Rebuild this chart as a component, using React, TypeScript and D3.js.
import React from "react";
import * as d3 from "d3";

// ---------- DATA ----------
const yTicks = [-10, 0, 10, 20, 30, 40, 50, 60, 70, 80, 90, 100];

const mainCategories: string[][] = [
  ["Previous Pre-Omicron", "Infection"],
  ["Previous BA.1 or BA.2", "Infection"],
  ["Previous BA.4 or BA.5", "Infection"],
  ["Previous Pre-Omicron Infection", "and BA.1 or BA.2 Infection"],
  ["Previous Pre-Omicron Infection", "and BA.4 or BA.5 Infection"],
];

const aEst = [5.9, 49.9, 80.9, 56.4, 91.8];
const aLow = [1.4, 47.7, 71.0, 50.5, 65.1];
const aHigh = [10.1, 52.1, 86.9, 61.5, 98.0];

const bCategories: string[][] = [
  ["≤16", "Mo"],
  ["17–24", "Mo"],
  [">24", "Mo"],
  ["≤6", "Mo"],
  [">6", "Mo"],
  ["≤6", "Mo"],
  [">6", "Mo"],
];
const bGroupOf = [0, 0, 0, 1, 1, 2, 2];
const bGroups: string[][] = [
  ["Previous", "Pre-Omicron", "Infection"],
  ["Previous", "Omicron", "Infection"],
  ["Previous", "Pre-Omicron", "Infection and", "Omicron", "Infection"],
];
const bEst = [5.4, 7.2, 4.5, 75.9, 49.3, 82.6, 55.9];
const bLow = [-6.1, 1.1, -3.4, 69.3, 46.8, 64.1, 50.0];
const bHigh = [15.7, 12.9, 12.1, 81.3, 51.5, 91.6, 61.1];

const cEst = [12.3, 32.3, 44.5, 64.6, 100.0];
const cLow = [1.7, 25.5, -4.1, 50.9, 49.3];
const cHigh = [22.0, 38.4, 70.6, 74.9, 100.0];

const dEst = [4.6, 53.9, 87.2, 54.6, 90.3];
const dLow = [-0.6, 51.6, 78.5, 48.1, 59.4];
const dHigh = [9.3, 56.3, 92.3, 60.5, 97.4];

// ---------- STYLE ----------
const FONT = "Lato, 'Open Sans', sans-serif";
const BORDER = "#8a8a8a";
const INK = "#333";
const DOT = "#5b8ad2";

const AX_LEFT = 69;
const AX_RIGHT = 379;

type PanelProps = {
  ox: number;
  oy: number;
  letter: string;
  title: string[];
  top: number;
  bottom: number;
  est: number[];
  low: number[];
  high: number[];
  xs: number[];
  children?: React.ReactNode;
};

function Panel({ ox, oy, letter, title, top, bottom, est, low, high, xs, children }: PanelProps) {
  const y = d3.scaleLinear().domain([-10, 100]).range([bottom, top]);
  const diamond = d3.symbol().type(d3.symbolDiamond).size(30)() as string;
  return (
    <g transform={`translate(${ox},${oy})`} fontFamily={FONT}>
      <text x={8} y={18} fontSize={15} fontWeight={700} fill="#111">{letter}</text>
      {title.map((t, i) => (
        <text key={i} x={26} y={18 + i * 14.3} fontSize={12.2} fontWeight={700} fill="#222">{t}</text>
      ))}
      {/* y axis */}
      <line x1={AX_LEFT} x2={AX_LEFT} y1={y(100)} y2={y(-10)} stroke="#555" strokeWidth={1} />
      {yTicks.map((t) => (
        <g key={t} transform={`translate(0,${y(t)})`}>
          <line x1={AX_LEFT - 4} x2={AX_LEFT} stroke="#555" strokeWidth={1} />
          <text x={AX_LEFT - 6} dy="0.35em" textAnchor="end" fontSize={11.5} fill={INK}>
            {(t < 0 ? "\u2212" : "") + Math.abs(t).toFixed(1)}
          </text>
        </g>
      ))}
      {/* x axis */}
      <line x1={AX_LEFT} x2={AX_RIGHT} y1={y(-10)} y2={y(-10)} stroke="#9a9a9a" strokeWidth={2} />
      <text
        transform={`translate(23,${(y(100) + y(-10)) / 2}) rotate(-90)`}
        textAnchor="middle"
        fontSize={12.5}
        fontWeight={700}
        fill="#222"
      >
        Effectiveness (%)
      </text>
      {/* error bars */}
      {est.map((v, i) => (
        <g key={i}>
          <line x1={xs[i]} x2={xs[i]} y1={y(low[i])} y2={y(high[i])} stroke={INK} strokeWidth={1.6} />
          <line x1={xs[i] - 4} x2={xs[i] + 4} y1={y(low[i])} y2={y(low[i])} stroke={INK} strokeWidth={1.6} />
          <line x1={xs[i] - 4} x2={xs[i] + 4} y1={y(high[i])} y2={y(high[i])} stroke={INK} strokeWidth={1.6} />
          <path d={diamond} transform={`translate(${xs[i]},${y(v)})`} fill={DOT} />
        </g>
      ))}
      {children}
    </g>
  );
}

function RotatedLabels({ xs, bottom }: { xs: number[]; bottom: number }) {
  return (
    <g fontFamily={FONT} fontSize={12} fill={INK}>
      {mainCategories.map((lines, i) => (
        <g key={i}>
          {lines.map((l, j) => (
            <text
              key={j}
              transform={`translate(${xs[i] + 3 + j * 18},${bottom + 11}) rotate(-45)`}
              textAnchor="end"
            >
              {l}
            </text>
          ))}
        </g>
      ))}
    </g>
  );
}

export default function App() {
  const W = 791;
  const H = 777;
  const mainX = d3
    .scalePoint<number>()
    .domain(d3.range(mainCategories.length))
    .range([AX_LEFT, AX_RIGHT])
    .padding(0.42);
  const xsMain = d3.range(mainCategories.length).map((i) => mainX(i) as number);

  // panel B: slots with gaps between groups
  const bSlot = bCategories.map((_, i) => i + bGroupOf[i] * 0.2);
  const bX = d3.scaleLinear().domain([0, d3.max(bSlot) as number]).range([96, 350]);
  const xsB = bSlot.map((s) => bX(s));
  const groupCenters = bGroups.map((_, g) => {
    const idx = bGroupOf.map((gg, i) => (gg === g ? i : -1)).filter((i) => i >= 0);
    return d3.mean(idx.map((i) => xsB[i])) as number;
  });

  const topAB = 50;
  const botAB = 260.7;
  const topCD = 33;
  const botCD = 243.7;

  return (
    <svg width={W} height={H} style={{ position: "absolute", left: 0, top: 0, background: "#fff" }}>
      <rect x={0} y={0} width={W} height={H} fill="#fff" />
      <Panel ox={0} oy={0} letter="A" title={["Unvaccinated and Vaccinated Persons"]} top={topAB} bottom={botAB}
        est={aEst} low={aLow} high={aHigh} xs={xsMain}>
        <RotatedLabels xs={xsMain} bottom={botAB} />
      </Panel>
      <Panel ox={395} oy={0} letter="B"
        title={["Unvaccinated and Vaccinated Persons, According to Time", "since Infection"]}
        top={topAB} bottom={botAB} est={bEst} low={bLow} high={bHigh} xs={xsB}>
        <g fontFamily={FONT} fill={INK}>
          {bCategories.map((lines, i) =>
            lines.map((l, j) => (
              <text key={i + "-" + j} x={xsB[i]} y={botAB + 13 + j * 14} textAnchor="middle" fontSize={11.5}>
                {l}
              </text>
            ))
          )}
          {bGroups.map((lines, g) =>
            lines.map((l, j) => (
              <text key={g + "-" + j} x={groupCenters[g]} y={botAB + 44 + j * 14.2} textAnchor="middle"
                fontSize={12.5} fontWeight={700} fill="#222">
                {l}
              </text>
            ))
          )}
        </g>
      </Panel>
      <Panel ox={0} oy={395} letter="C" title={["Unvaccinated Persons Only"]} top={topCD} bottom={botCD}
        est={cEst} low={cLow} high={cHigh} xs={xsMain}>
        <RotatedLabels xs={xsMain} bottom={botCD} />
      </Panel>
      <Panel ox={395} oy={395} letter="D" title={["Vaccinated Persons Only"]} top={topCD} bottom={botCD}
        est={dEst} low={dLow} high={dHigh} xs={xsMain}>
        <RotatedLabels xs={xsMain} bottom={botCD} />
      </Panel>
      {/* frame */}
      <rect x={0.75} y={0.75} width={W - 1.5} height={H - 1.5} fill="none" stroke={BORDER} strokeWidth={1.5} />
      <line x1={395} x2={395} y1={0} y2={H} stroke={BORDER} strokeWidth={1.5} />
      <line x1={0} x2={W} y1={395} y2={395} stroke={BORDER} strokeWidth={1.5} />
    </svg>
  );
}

...

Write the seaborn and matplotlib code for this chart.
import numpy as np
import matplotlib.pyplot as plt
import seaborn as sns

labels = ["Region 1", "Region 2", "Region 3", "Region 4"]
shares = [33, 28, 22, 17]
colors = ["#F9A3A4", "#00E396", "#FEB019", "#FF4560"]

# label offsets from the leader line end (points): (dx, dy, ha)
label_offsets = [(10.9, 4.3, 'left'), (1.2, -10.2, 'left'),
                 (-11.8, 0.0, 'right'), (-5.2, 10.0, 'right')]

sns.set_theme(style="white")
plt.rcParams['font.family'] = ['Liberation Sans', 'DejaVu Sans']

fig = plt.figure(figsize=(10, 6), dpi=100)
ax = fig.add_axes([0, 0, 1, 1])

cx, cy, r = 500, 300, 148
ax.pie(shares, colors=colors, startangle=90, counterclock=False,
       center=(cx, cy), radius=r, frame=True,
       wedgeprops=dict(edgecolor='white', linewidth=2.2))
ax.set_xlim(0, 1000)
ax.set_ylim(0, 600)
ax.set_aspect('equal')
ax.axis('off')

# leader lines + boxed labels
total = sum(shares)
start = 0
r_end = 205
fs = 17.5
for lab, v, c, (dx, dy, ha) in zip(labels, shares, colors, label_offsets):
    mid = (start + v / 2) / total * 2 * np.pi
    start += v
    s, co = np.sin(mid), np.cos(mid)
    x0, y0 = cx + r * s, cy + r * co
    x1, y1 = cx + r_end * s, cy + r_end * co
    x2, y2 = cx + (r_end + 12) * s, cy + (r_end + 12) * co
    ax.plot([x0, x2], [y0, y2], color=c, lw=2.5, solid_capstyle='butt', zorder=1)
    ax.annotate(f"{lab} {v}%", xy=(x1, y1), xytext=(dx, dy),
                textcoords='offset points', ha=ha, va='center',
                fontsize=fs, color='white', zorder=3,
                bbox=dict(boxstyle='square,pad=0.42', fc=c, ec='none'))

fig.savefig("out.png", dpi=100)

==

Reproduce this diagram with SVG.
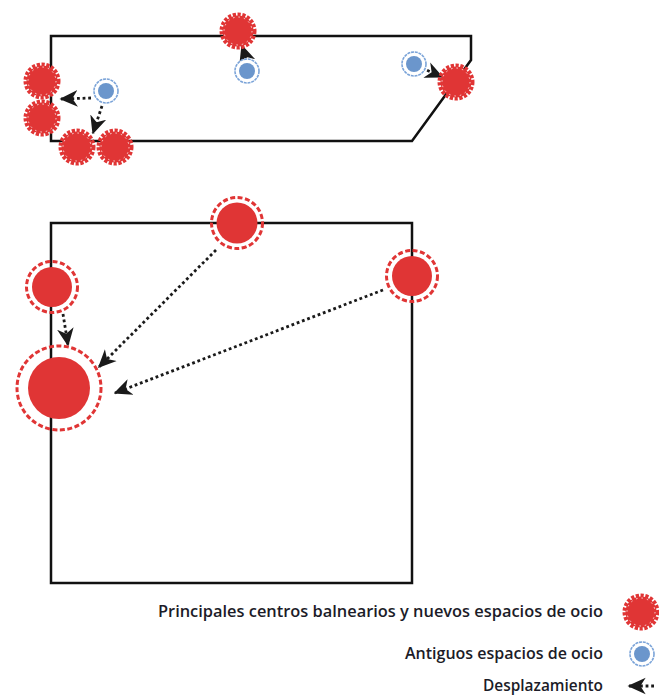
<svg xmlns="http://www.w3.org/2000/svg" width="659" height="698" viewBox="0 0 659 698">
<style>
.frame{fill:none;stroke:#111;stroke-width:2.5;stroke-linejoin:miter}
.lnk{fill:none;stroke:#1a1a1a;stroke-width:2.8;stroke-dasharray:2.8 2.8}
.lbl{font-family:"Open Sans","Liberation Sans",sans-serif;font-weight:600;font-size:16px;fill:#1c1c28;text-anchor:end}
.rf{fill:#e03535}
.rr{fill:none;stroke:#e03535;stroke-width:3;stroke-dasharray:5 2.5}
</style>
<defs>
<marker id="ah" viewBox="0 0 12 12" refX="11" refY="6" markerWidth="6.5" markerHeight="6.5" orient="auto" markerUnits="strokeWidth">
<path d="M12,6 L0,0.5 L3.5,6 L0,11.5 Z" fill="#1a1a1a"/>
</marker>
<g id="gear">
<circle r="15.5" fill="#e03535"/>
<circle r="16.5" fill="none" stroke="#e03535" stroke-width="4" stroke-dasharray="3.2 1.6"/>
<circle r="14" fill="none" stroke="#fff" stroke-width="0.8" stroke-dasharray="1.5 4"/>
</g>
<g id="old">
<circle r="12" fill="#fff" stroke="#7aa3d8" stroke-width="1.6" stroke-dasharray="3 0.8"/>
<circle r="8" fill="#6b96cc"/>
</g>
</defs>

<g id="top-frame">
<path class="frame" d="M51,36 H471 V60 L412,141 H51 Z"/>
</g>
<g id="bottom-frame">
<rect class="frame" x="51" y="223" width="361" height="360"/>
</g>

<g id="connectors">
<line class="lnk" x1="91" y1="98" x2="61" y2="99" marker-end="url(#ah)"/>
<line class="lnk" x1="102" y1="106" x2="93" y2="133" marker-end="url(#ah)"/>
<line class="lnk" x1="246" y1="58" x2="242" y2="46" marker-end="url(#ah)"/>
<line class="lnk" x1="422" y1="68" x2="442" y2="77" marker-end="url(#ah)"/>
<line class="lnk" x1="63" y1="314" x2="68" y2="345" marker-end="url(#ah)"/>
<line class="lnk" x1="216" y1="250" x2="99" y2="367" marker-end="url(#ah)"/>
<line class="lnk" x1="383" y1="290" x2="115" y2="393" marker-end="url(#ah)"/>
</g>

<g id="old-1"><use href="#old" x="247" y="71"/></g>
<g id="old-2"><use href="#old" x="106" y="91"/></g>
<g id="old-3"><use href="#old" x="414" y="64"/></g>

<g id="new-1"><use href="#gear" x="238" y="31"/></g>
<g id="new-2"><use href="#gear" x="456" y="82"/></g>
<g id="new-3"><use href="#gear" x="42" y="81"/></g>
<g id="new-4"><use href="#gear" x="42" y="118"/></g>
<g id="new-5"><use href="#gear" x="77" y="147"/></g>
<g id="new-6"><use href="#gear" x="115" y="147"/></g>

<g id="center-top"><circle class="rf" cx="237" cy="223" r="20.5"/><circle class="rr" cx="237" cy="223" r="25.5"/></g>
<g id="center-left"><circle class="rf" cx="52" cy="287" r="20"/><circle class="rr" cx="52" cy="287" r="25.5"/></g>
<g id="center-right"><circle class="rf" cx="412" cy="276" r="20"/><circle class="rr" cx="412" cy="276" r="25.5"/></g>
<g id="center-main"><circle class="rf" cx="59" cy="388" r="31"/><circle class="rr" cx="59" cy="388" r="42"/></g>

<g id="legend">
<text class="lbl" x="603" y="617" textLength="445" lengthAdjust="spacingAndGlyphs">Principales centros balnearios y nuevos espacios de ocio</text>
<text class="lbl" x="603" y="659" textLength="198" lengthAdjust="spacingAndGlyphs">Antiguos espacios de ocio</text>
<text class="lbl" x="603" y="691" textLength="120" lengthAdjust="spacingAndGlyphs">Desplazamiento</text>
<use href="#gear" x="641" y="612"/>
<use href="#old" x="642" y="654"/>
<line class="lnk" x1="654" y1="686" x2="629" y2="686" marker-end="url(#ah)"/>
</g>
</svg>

Exercise brief. Each line from the one containing "Rebuild this chart" through the one containing "const aHigh = [10.1, 52.1, 86.9, 61.5, 98.0];" must be retyped exactly, the first and last of these included.

Exercise output.
Rebuild this chart as a component, using React, TypeScript and D3.js.
import React from "react";
import * as d3 from "d3";

// ---------- DATA ----------
const yTicks = [-10, 0, 10, 20, 30, 40, 50, 60, 70, 80, 90, 100];

const mainCategories: string[][] = [
  ["Previous Pre-Omicron", "Infection"],
  ["Previous BA.1 or BA.2", "Infection"],
  ["Previous BA.4 or BA.5", "Infection"],
  ["Previous Pre-Omicron Infection", "and BA.1 or BA.2 Infection"],
  ["Previous Pre-Omicron Infection", "and BA.4 or BA.5 Infection"],
];

const aEst = [5.9, 49.9, 80.9, 56.4, 91.8];
const aLow = [1.4, 47.7, 71.0, 50.5, 65.1];
const aHigh = [10.1, 52.1, 86.9, 61.5, 98.0];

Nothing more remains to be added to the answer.